Midline gliomas carry a poor prognosis and lack effective treatment options. Studies have implied that amplifications in the PI3K signaling pathway may result in tumorigenesis, and that the activation of parallel pathways (e.g., mitogen-activated protein kinase [MEK]) may be causing the resistance to PI3K inhibition that has been observed in the clinic. An accurate understanding of this relationship could open doors to potential new treatment options for children with DIPG and other midline gliomas in the future.
In this comprehensive study, the research team tested both PI3K inhibitor ZSTK474 and MEK inhibitor trametinib, alone and in combination, in vitro and in vivo, using various delivery methods. Three patient-derived cell lines and a mouse-derived brainstem glioma cell line were treated with PI3K (ZSTK474) and MEK (trametinib) inhibitors, alone or in combination. These agents were also used alone or in combination in a subcutaneous DIPG tumor model and in an intracranial genetic mouse model of DIPG, given via convection-enhanced delivery (CED).
The results showed that combination treatments were found to be synergistic with dosing across the cell lines tested, and significant tumor suppression was seen when given both systemically against a subcutaneous DIPG model, and via convection-enhanced delivery (CED) in an intracranial DIPG mouse model. Data indicates that ZSTK474 and trametinib combination therapy inhibits malignant growth of DIPG cells in culture and in animal models, prolonging survival. The results warrant further investigation and the team is excited by the potential for a promising new combination approach to treat DIPG via convection-enhanced delivery.

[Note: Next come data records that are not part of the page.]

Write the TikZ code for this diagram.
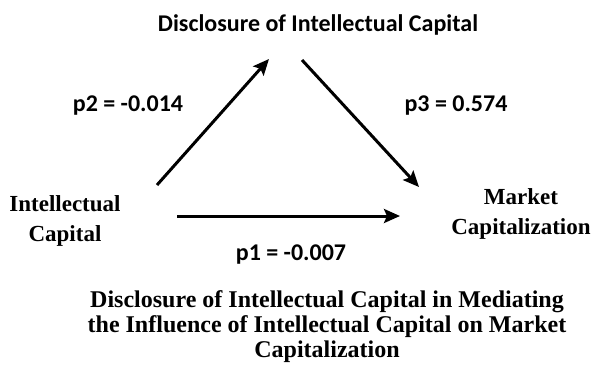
\documentclass[tikz,border=0pt]{standalone}
\usepackage{fontspec}
\setmainfont{Liberation Serif}
\newfontfamily\calibri{Carlito}
\usetikzlibrary{arrows.meta,positioning}

\begin{document}
\begin{tikzpicture}[x=1pt,y=-1pt,
  every node/.style={font=\bfseries\fontsize{23}{30}\selectfont,align=center,inner sep=0pt},
  lbl/.style={font=\calibri\bfseries\fontsize{24}{28}\selectfont},
  conn/.style={line width=3pt,-{Stealth[length=16pt,width=14pt,inset=3pt]}}]
  \useasboundingbox (0,0) rectangle (593,367);
  % variables
  \node[lbl] (dic) at (318,25)  {Disclosure of Intellectual Capital};
  \node      (ic)  at (65,221)  {Intellectual\\Capital};
  \node      (mc)  at (521,214) {Market\\Capitalization};
  % connector ends
  \coordinate (ic_up)   at (157,185);
  \coordinate (dic_in)  at (269,59);
  \coordinate (dic_out) at (302,60);
  \coordinate (mc_in)   at (419,187);
  \coordinate (ic_rt)   at (177,216);
  \coordinate (mc_lt)   at (400,216);
  \path[conn]
  (ic_up)   edge (dic_in)
  (dic_out) edge (mc_in)
  (ic_rt)   edge (mc_lt);
  % coefficients
  \node[lbl] (p2) at (128,106) {p2 = -0.014};
  \node[lbl] (p3) at (456,106) {p3 = 0.574};
  \node[lbl] (p1) at (291,255) {p1 = -0.007};
  \node[font=\bfseries\fontsize{24}{25}\selectfont] (cap) at (327,327)
    {Disclosure of Intellectual Capital in Mediating\\the Influence of Intellectual Capital on Market\\Capitalization};
\end{tikzpicture}
\end{document}
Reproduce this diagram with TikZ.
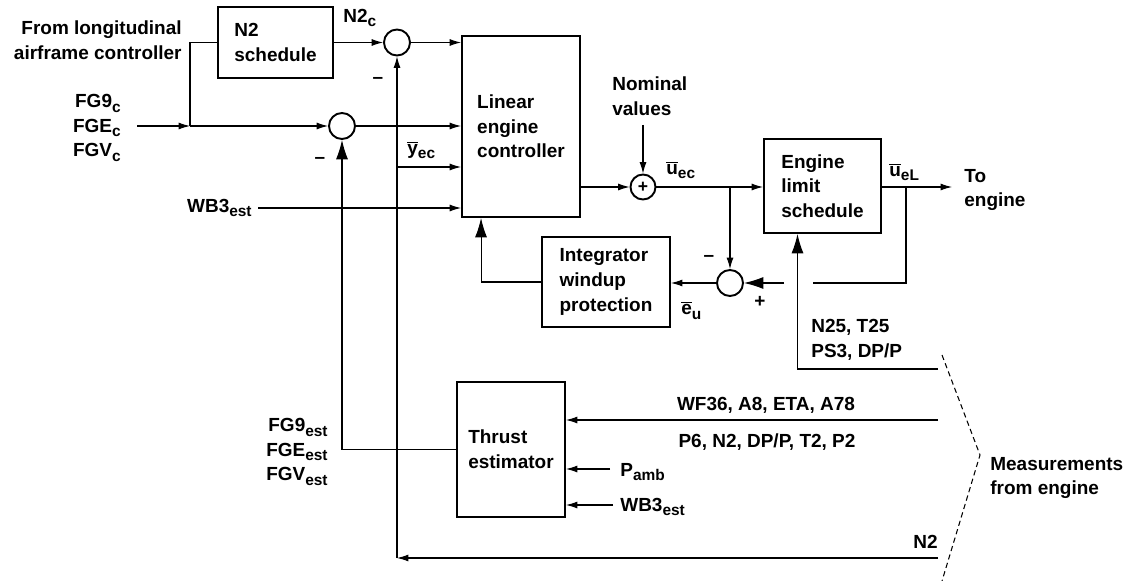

This research was supported in part by Cristian Rivera Foundation, McKenna Claire Foundation, The Lyonhearted Foundation, Christian Koehler Foundation, Brooke Healey Foundation, Fly a Kite Foundation, Children’s Brain Tumor Family Foundation, Joshua’s Wish, Lily LaRue Foundation, and by the Alex’s Lemonade Stand Foundation’s Pediatric Oncology Student Training Grant (UT), and American Brain Tumor Association Medical Student Summer Fellowship in honor of Collegiate Charities Dropping the Puck on Cancer and Super Lucy (RC).